When Wilbur has matured, Fern is regretfully forced to take him to her uncle Homer Zuckerman's barnyard. Mrs. Arable feels slightly concerned for Fern's behavior and one night, prevails upon Fern to stay home, do her homework and go straight to bed without visiting Wilbur. During this time, Wilbur feels abandoned and is left yearning for companionship, but is refused by the other barn animals - a comedic, mischievous, rebellious, misunderstood, and "potentially dangerous" rat named Templeton; a serious and steadfast sheep named Samuel; a fun-loving and kindly goose couple named Gussy and Golly; two beautiful and laid-back cow sisters named Bitsy and Betsy; and a cowardly and humorous horse named Ike - until he is befriended by Charlotte A. Cavatica, a beautiful barn spider who lives in the space above Wilbur's sty in the Zuckermans' barn.

When the other animals reveal to Wilbur that he will be prepared for dinner by Christmas, Charlotte promises to hatch a plan guaranteed to save Wilbur's life.

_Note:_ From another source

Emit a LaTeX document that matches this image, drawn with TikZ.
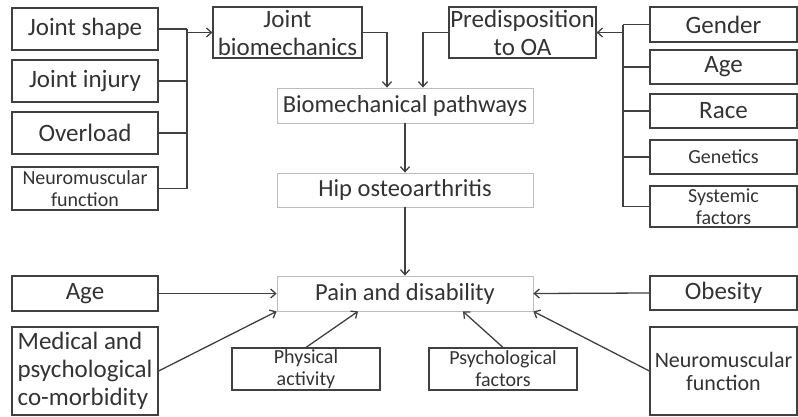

With the help of Templeton, Charlotte convinces the Zuckerman family that Wilbur is actually quite special by spelling out descriptions of him in her web such as "Some pig", "Terrific", "Radiant" and "Humble" in the opening to the barn for the Zuckermans to see. These descriptions are even posted in newspapers that the whole town read and came out to see. 

Eventually, the Arables, Zuckermans, Wilbur, Charlotte and Templeton go to a fair where Wilbur is entered in a contest. While there, Charlotte produces an egg sac containing her unborn offspring while Wilbur, despite winning no prizes, is later celebrated by the fair's staff and visitors, making him too prestigious to justify killing him. Exhausted from laying eggs, Charlotte cannot return home because she is dying. Wilbur bids an emotional farewell to her as she remains at the fair and dies shortly after his departure, but he manages to take her egg sac home with the help of Templeton.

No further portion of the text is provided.